Best Model Analysis by Use Case / Category

Based on its distinct performance profile, MiniMax Image-01 is well-suited for certain tasks but should be avoided for others.

✅ Recommended For:

  • High-Quality Photorealism: If you need a stunning, photorealistic image and your prompt is straightforward, this model is an excellent choice. It excels in the [Architecture & Interiors](./gallery?battle_category_id=11) (8.7 average score) and [Photorealistic People & Portraits](./gallery?battle_category_id=1) (7.6 average score) categories when prompts are clear. Use it for generating professional-looking photos, architectural renders, and beautiful portraits like the [Businesswoman headshot](./gallery?id=1101).
  • Cinematic and Atmospheric Scenes: The model's mastery of lighting makes it ideal for creating images with a strong mood or cinematic quality. It performs exceptionally well with prompts that allow for dramatic lighting, such as [Steampunk robot](./gallery?id=1154) or the [Savanna watering hole](./gallery?id=1140).
  • Creative Inspiration: Because of its tendency to produce 'beautiful failures,' this model can be a great tool for ideation.
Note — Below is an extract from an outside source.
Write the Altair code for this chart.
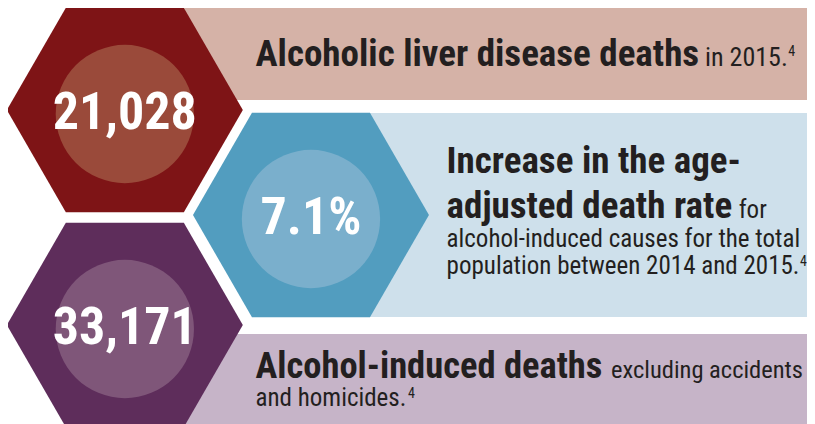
import altair as alt
import pandas as pd

# ---- content ----
stat_values = ["21,028", "7.1%", "33,171"]
headline_bold = [["Alcoholic liver disease deaths"],
                 ["Increase in the age-", "adjusted death rate"],
                 ["Alcohol-induced deaths"]]
detail_text = [["in 2015."],
               ["for", "alcohol-induced causes for the total", "population between 2014 and 2015."],
               ["excluding accidents", "and homicides."]]
footnote_marks = ["4", "4", "4"]

# ---- styles ----
hex_colors = ["#7E1416", "#529DBF", "#5E2D5B"]
circle_colors = ["#9A4A3A", "#7AAFCC", "#7F5679"]
band_colors = ["#D5B2A7", "#CEE0EB", "#C6B4C8"]
TEXT = "#231F20"
COND = "Roboto Condensed, Liberation Sans Narrow, Roboto, sans-serif"

# ---- layout (reference pixel space) ----
hex_cx = [126, 314, 126]
hex_cy = [110, 215, 325]
HEX_R = 118
CIRCLE_R = 78
band_x = [186, 314, 186]
band_y = [(8, 100), (113, 317), (334, 430)]

rows = range(3)
bands = pd.DataFrame({
    "x": band_x, "x2": [815] * 3,
    "y": [b[0] for b in band_y], "y2": [b[1] for b in band_y],
    "c": band_colors,
})
hexes = pd.DataFrame({"x": hex_cx, "y": hex_cy, "c": hex_colors})
circles = pd.DataFrame({"x": hex_cx, "y": [v + 4 for v in hex_cy], "c": circle_colors})
numbers = pd.DataFrame({"x": hex_cx, "y": [v + 19 for v in hex_cy], "t": stat_values})

bold_pos = [[(258, 66)], [(451, 173), (451, 218)], [(258, 378)]]
bold_size = [[37], [37, 37], [36.5]]
detail_pos = [[(712, 66)], [(746, 218), (451, 247), (451, 274)], [(617, 378), (258, 406)]]
detail_size = [[26], [25, 25, 25], [24.5, 25]]
sup_pos = [(796, 56), (808, 266), (412, 398)]

bold_rows, det_rows, sup_rows = [], [], []
for i in rows:
    for t, (x, y), s in zip(headline_bold[i], bold_pos[i], bold_size[i]):
        bold_rows.append({"x": x, "y": y, "t": t, "s": s})
    for t, (x, y), s in zip(detail_text[i], detail_pos[i], detail_size[i]):
        det_rows.append({"x": x, "y": y, "t": t, "s": s})
    sup_rows.append({"x": sup_pos[i][0], "y": sup_pos[i][1], "t": footnote_marks[i]})
bold_df = pd.DataFrame(bold_rows)
det_df = pd.DataFrame(det_rows)
sup_df = pd.DataFrame(sup_rows)

X = lambda f="x": alt.X(f"{f}:Q", scale=alt.Scale(domain=[8, 815], nice=False, zero=False), axis=None)
Y = lambda f="y": alt.Y(f"{f}:Q", scale=alt.Scale(domain=[8, 424], reverse=True, nice=False, zero=False), axis=None)

HEX_PATH = "M-1,0L-0.5,-0.866L0.5,-0.866L1,0L0.5,0.866L-0.5,0.866Z"

band_layer = alt.Chart(bands).mark_rect(clip=True).encode(
    x=X(), x2="x2:Q", y=Y(), y2="y2:Q",
    color=alt.Color("c:N", scale=None))
hex_layer = alt.Chart(hexes).mark_point(shape=HEX_PATH, filled=True, opacity=1,
                                        size=(2 * HEX_R) ** 2, clip=True).encode(
    x=X(), y=Y(), color=alt.Color("c:N", scale=None))
circle_layer = alt.Chart(circles).mark_circle(opacity=1, size=3.14159 * CIRCLE_R ** 2, clip=True).encode(
    x=X(), y=Y(), color=alt.Color("c:N", scale=None))
number_layer = alt.Chart(numbers).mark_text(font=COND, fontWeight="bold", fontSize=52,
                                            color="white", align="center", baseline="alphabetic").encode(
    x=X(), y=Y(), text="t:N")
bold_layer = alt.Chart(bold_df).mark_text(font=COND, fontWeight="bold",
                                          color=TEXT, align="left", baseline="alphabetic").encode(
    x=X(), y=Y(), text="t:N", size=alt.Size("s:Q", scale=None, legend=None))
det_layer = alt.Chart(det_df).mark_text(font=COND, color=TEXT, align="left",
                                        baseline="alphabetic").encode(
    x=X(), y=Y(), text="t:N", size=alt.Size("s:Q", scale=None, legend=None))
sup_layer = alt.Chart(sup_df).mark_text(font=COND, fontSize=14, color=TEXT, align="left",
                                        baseline="alphabetic").encode(
    x=X(), y=Y(), text="t:N")

chart = alt.layer(band_layer, hex_layer, circle_layer, number_layer,
                  bold_layer, det_layer, sup_layer).properties(
    width=799, height=416, padding=0,
    autosize=alt.AutoSizeParams(type="none"),
    background="white",
).configure_view(stroke=None)

chart.save("out.html", embed_options={"renderer": "svg", "actions": False})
If you're looking for unexpected interpretations of a concept, its artistic and high-quality outputs can spark creativity, even when they don't strictly adhere to the prompt.

❌ Avoid For:

  • Specific Art Styles: Do not use this model if you need to replicate a specific non-photorealistic art style. It consistently fails to generate images in styles like [Anime & Cartoon Style](./gallery?battle_category_id=4) or [Ghibli style](./gallery?battle_category_id=10), defaulting to its own 3D aesthetic. Its performance on the [Graphic Design](./gallery?battle_category_id=9) prompts was also mixed for this reason.
  • Prompts Requiring High Adherence: If your project depends on the inclusion of specific, non-negotiable details (e.g., a particular object, a specific action, an exact phrase of text), this model is too unreliable. Its low average prompt_adherence_score across many categories is a major concern for precision-critical tasks.
  • Complex Scenes with Many People: The risk of anatomical errors or a total coherence collapse increases with scene complexity. Prompts like [Old fisherman](./gallery?id=1103) or the disastrous [Busy city intersection](./gallery?id=1141) show that the model can struggle to manage multiple elements without introducing critical flaws.
  • Reliable Text Generation: The model's text capabilities are a gamble. While it can succeed with simple text ([Open 24/7](./gallery?id=1117)), it is also capable of producing completely garbled results ([Tech magazine cover](./gallery?id=1125)), making it unsuitable for professional graphic design work that relies on accurate typography.